Dr Susan Koenig, director of research at the Windsor Research Centre, noted that among the things that should form priorities for the next administration are:

* the declaration of the Cockpit Country, whose ecosystem services are "extremely important and irreplaceable", should be declared "closed to mining"; and

* the overhaul of all stages of the environmental impact assessment process, which is critical to, among other things, the preservation of biodiversity.

"Two important gaps (in the EIA process) are the failure to account for cumulative impacts and the failure to integrate landscape planning into the EIA and permitting process," Koenig said. "Jamaica's National Ecological Gap Assessment Report establishes a framework for landscape planning, but its integration is noticeably absent in Government of Jamaica policies, like Vision 2030."

Like other environmentalists, she has also urged the enforcement of existing legislation and associated regulations and adherence to international conventions, such as Ramsar.

"I believe existing legislation is generally adequate, but enforcement is poor.

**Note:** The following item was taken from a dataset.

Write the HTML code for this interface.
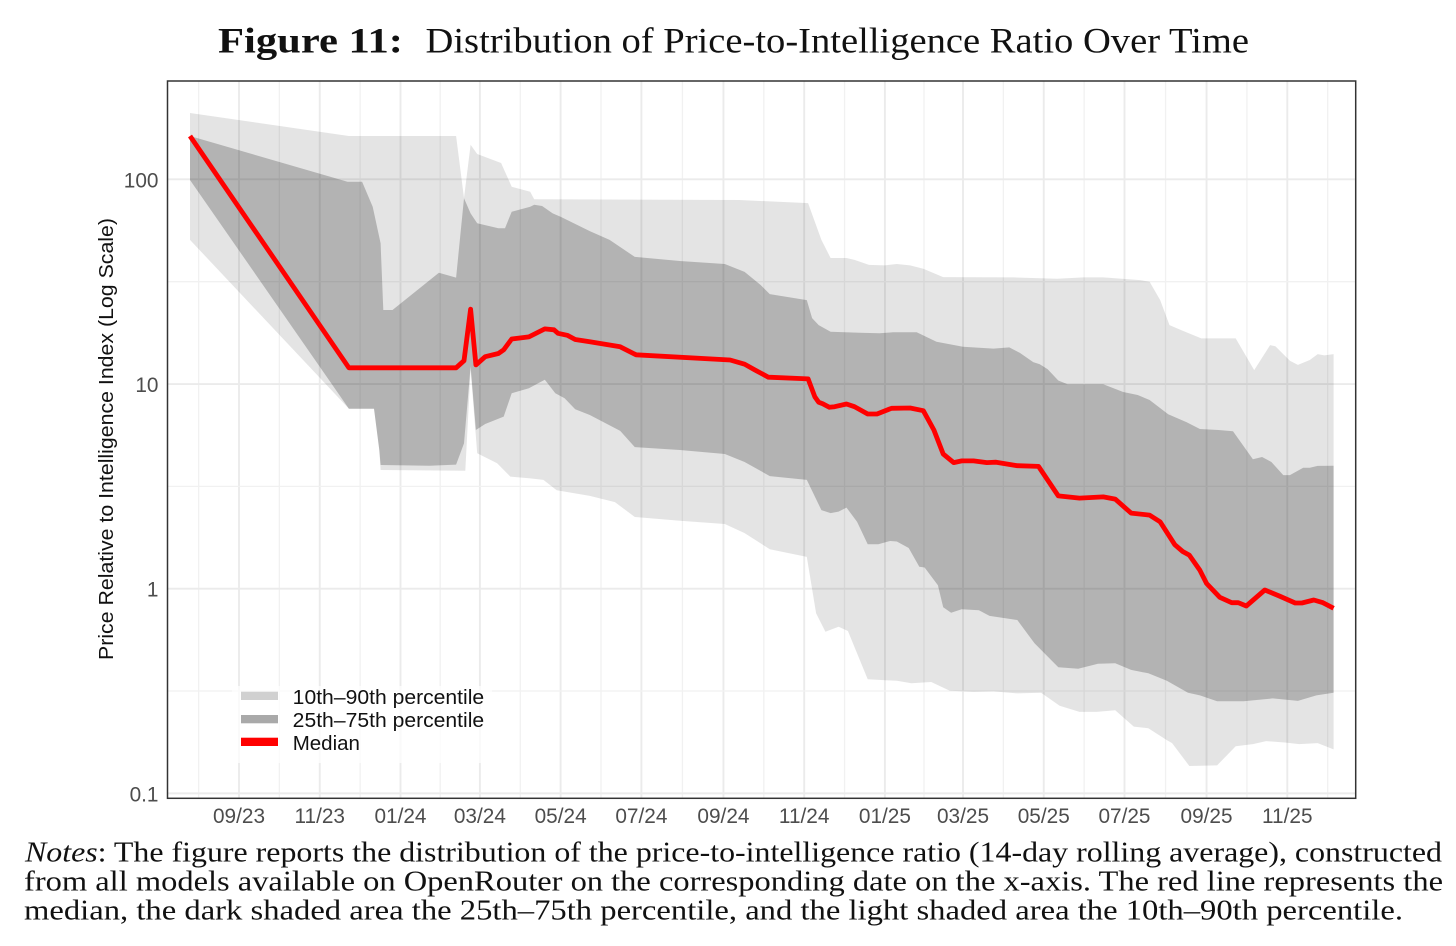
<!DOCTYPE html>
<html lang="en">
<head>
<meta charset="utf-8">
<title>Figure 11: Distribution of Price-to-Intelligence Ratio Over Time</title>
<style>
html,body{margin:0;padding:0;background:#fff;width:1456px;height:946px;overflow:hidden}
svg{display:block}
.sans{font-family:"Liberation Sans",Arial,sans-serif}
.serif{font-family:"Liberation Serif","Times New Roman",serif}
</style>
</head>
<body>
<svg id="figure" xmlns="http://www.w3.org/2000/svg" width="1456" height="946" viewBox="0 0 1456 946">
  <rect x="0" y="0" width="1456" height="946" fill="#fff"/>
  <text class="serif" x="218" y="52.7" font-size="36" font-weight="700" fill="#111" textLength="185" lengthAdjust="spacingAndGlyphs">Figure 11:</text>
  <text class="serif" x="425.5" y="52.7" font-size="36" fill="#111" textLength="823.5" lengthAdjust="spacingAndGlyphs">Distribution of Price-to-Intelligence Ratio Over Time</text>
  <g id="grid"></g>
  <g id="bands"></g>
  <g id="medianGroup"></g>
  <rect x="232" y="686" width="260" height="77" fill="#fff" fill-opacity="0.72"/>
  <g class="sans" font-size="20.5" fill="#111">
    <rect x="241" y="691.7" width="37" height="8.3" fill="#d0d0d0"/>
    <text x="292.7" y="704" textLength="191.5" lengthAdjust="spacingAndGlyphs">10th–90th percentile</text>
    <rect x="241" y="715" width="37" height="8.3" fill="#a9a9a9"/>
    <text x="292.7" y="727" textLength="191.5" lengthAdjust="spacingAndGlyphs">25th–75th percentile</text>
    <rect x="241" y="737.7" width="37" height="8.3" fill="#ff0000"/>
    <text x="292.7" y="750">Median</text>
  </g>
  <rect x="167.5" y="81" width="1188.2" height="717.3" fill="none" stroke="#333" stroke-width="1.5"/>
  <g id="xTicks" class="sans" font-size="20.8" fill="#4d4d4d" text-anchor="middle"></g>
  <g id="yTicks" class="sans" font-size="20.8" fill="#4d4d4d" text-anchor="end"></g>
  <text class="sans" font-size="20" fill="#111" text-anchor="middle" transform="translate(113 439) rotate(-90)" textLength="442" lengthAdjust="spacingAndGlyphs">Price Relative to Intelligence Index (Log Scale)</text>
  <g class="serif" font-size="28" fill="#111">
    <text x="25" y="861.5" textLength="1417" lengthAdjust="spacingAndGlyphs"><tspan font-style="italic">Notes</tspan>: The figure reports the distribution of the price-to-intelligence ratio (14-day rolling average), constructed</text>
    <text x="24" y="890.7" textLength="1419" lengthAdjust="spacingAndGlyphs">from all models available on OpenRouter on the corresponding date on the x-axis. The red line represents the</text>
    <text x="24" y="919.3" textLength="1379" lengthAdjust="spacingAndGlyphs">median, the dark shaded area the 25th–75th percentile, and the light shaded area the 10th–90th percentile.</text>
  </g>
</svg>
<script>
/* Dates are days since 2023-09-01; values are price-to-intelligence ratios. */
const xTickLabels = ["09/23","11/23","01/24","03/24","05/24","07/24","09/24","11/24","01/25","03/25","05/25","07/25","09/25","11/25"];
const yTickValues = [100,10,1,0.1];
const yTickLabels = ["100","10","1","0.1"];

const p90Days = [-37,83,164,170,175,180,198,201,206,220,223,378,430,440,447,459,465,476,488,497,507,517,532,585,618,638,653,681,688,696,703,713,727,753,767,779,783,794,800,809,815,820,827];
const p90Values = [211,162.8,162.8,81.1,147.7,133,120.2,109,92.1,87.0,79.9,79.3,76.6,50.6,41.3,41.3,40.4,38.2,38.0,38.6,38.0,36.6,33.3,33.2,32.7,33.2,33.2,32.2,31.6,25.7,19.4,18.2,16.7,16.7,11.7,15.5,15.3,13.0,12.4,13.1,14.0,13.8,14.0];

const p75Days = [-37,82,93,101,107,109,116,151,164,170,175,180,196,201,206,220,223,229,237,243,265,280,299,333,367,382,394,401,429,433,438,447,469,484,494,512,527,547,570,582,590,600,605,611,619,626,653,668,679,688,702,716,726,740,751,766,773,780,789,794,804,809,815,827];
const p75Values = [162.8,97.4,97.4,73.5,48.7,23.0,23.0,35.0,33.1,80.8,68.2,61.0,57.7,57.7,69.5,73.5,75.2,74.1,68.2,65.7,55.9,50.6,41.8,39.9,38.6,35.3,30.5,27.5,25.7,21.0,19.4,18.0,17.8,17.7,17.9,17.9,16.1,15.2,14.9,15.1,14.2,12.8,12.5,11.8,10.4,9.97,9.97,9.14,8.84,8.36,7.11,6.50,6.03,5.96,5.88,4.29,4.40,4.16,3.59,3.59,3.90,3.90,3.98,3.99];

const medianDays = [-37,83,164,170,175,179,186,196,200,206,219,231,238,241,248,254,265,288,300,371,382,390,400,430,435,438,441,446,450,459,465,475,482,493,507,517,525,532,540,546,555,565,572,588,604,619,635,653,662,674,688,696,707,713,718,726,731,741,750,755,761,775,786,798,803,812,819,827];
const medianValues = [162.8,12.0,12.0,13.0,23.2,12.4,13.6,14.1,14.7,16.6,17.0,18.6,18.4,17.7,17.3,16.5,16.1,15.2,13.9,13.1,12.5,11.7,10.8,10.6,8.67,8.14,8.01,7.70,7.75,7.99,7.75,7.14,7.14,7.61,7.64,7.41,5.96,4.55,4.13,4.21,4.21,4.13,4.15,3.99,3.96,2.84,2.77,2.81,2.74,2.34,2.29,2.12,1.64,1.52,1.46,1.23,1.06,0.908,0.854,0.854,0.823,0.985,0.921,0.851,0.851,0.881,0.854,0.802];

const p25Days = [-37,83,102,106,107,144,164,170,175,179,186,200,206,219,231,239,246,254,265,288,299,333,367,382,401,429,440,447,453,459,467,475,483,492,497,506,514,518,528,532,538,546,559,567,588,601,619,634,649,662,674,687,701,717,726,739,759,781,800,814,827];
const p25Values = [99.3,7.58,7.58,4.76,4.02,3.99,4.04,5.13,12.2,5.96,6.38,6.93,9.01,9.53,10.5,9.01,8.52,7.53,7.06,5.90,4.92,4.76,4.55,4.16,3.55,3.40,2.42,2.34,2.38,2.49,2.12,1.65,1.65,1.71,1.70,1.58,1.28,1.27,1.04,0.811,0.763,0.793,0.784,0.736,0.703,0.541,0.413,0.406,0.430,0.432,0.401,0.386,0.355,0.310,0.301,0.282,0.282,0.291,0.283,0.301,0.310];

const p10Days = [-37,83,102,106,107,171,175,180,195,205,220,230,240,265,284,299,333,367,382,401,429,436,443,453,460,475,497,508,523,537,555,570,588,606,620,635,648,662,676,687,701,705,718,739,753,766,776,791,801,815,827];
const p10Values = [50.6,7.58,7.58,4.76,3.80,3.77,11.7,4.59,4.10,3.53,3.46,3.40,3.03,2.84,2.65,2.24,2.15,2.07,1.87,1.56,1.43,0.758,0.616,0.652,0.621,0.361,0.355,0.345,0.350,0.317,0.313,0.315,0.308,0.310,0.268,0.250,0.250,0.255,0.212,0.208,0.182,0.176,0.136,0.137,0.170,0.174,0.180,0.177,0.174,0.176,0.164];

const SVG_NS = "http://www.w3.org/2000/svg";
const panelLeft = 167.5, panelRight = 1355.7, panelTop = 81, panelBottom = 798.3;
const xOrigin = 239, pxPerDay = 1.3236;
const yOne = 588.7, pxPerDecade = 204.67;

function xScale(day){ return xOrigin + pxPerDay * day; }
function yScale(value){ return yOne - pxPerDecade * Math.log10(value); }
function labelToDay(label){
  const month = parseInt(label.slice(0,2),10), year = 2000 + parseInt(label.slice(3),10);
  return (Date.UTC(year,month-1,1) - Date.UTC(2023,8,1)) / 86400000;
}
function make(tag, parent){
  const el = document.createElementNS(SVG_NS, tag);
  parent.appendChild(el);
  return el;
}
function seriesPoints(days, values){
  return days.map(function(d,i){ return xScale(d).toFixed(1) + "," + yScale(values[i]).toFixed(1); });
}
function bandPoints(topDays, topValues, bottomDays, bottomValues){
  return seriesPoints(topDays, topValues).concat(seriesPoints(bottomDays, bottomValues).reverse()).join(" ");
}
function gridLine(x1,y1,x2,y2,isMajor){
  const line = make("line", document.getElementById("grid"));
  line.setAttribute("x1",x1); line.setAttribute("y1",y1);
  line.setAttribute("x2",x2); line.setAttribute("y2",y2);
  line.setAttribute("stroke", isMajor ? "#ebebeb" : "#f1f1f1");
  line.setAttribute("stroke-width", isMajor ? 1.9 : 1.3);
  
  
}

/* grid: minors at midpoints between breaks */
const tickDays = xTickLabels.map(labelToDay);
tickDays.forEach(function(d,i){
  const px = xScale(d);
  gridLine(px,panelTop,px,panelBottom,true);
  const next = i < tickDays.length-1 ? tickDays[i+1] : d + (d - tickDays[i-1]);
  const minorX = xScale((d+next)/2);
  if (minorX < panelRight) gridLine(minorX,panelTop,minorX,panelBottom,false);
  if (i === 0) {
    const beforeX = xScale(d - (tickDays[1]-d)/2);
    gridLine(beforeX,panelTop,beforeX,panelBottom,false);
  }
});
yTickValues.forEach(function(v,i){
  const py = yScale(v);
  gridLine(panelLeft,py,panelRight,py,true);
  if (i < yTickValues.length-1) {
    const minorY = yScale(Math.sqrt(v*yTickValues[i+1]));
    gridLine(panelLeft,minorY,panelRight,minorY,false);
  }
});

/* bands */
const outerBand = make("polygon", document.getElementById("bands"));
outerBand.setAttribute("points", bandPoints(p90Days,p90Values,p10Days,p10Values));
outerBand.setAttribute("fill","#000");
outerBand.setAttribute("fill-opacity","0.105");



const innerBand = make("polygon", document.getElementById("bands"));
innerBand.setAttribute("points", bandPoints(p75Days,p75Values,p25Days,p25Values));
innerBand.setAttribute("fill","#000");
innerBand.setAttribute("fill-opacity","0.21");



/* median */
const medianLine = make("polyline", document.getElementById("medianGroup"));
medianLine.setAttribute("points", seriesPoints(medianDays,medianValues).join(" "));
medianLine.setAttribute("fill","none");
medianLine.setAttribute("stroke","#ff0000");
medianLine.setAttribute("stroke-width","4.8");
medianLine.setAttribute("stroke-linejoin","round");



/* tick labels */
xTickLabels.forEach(function(label,i){
  const t = make("text", document.getElementById("xTicks"));
  t.setAttribute("x", xScale(tickDays[i]));
  t.setAttribute("y", 823);
  t.textContent = label;
  
  
});
yTickValues.forEach(function(v,i){
  const t = make("text", document.getElementById("yTicks"));
  t.setAttribute("x", 158.5);
  t.setAttribute("y", yScale(v) + 8);
  t.textContent = yTickLabels[i];
  
  
});
</script>
</body>
</html>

For example, breaches are 'regularised'; areas that are altered without approved permits are not restored or, if restoration is impossible, ecological processes must be rehabilitated by those responsible for the damage," Koenig said. "In the absence of restoration, others then follow the example, damage expands, and natural areas are slowly 'nibbled' to death by unlicensed activities."

Further, she said it is also important that the auditor general's (AG's) recommendation that the portfolio minister with responsibility for the environment be removed from the appeals process when an application for an environmental permit is rejected should be implemented.

"As recommended by the AG, an appeals committee with technical expertise should be established to maintain accountability and transparency," she said.

The AG's recommendation followed a review of the performance of the National Environment and Planning Agency over the past decade and made a slew of other suggestions for improvement, which Koenig said also need to be addressed.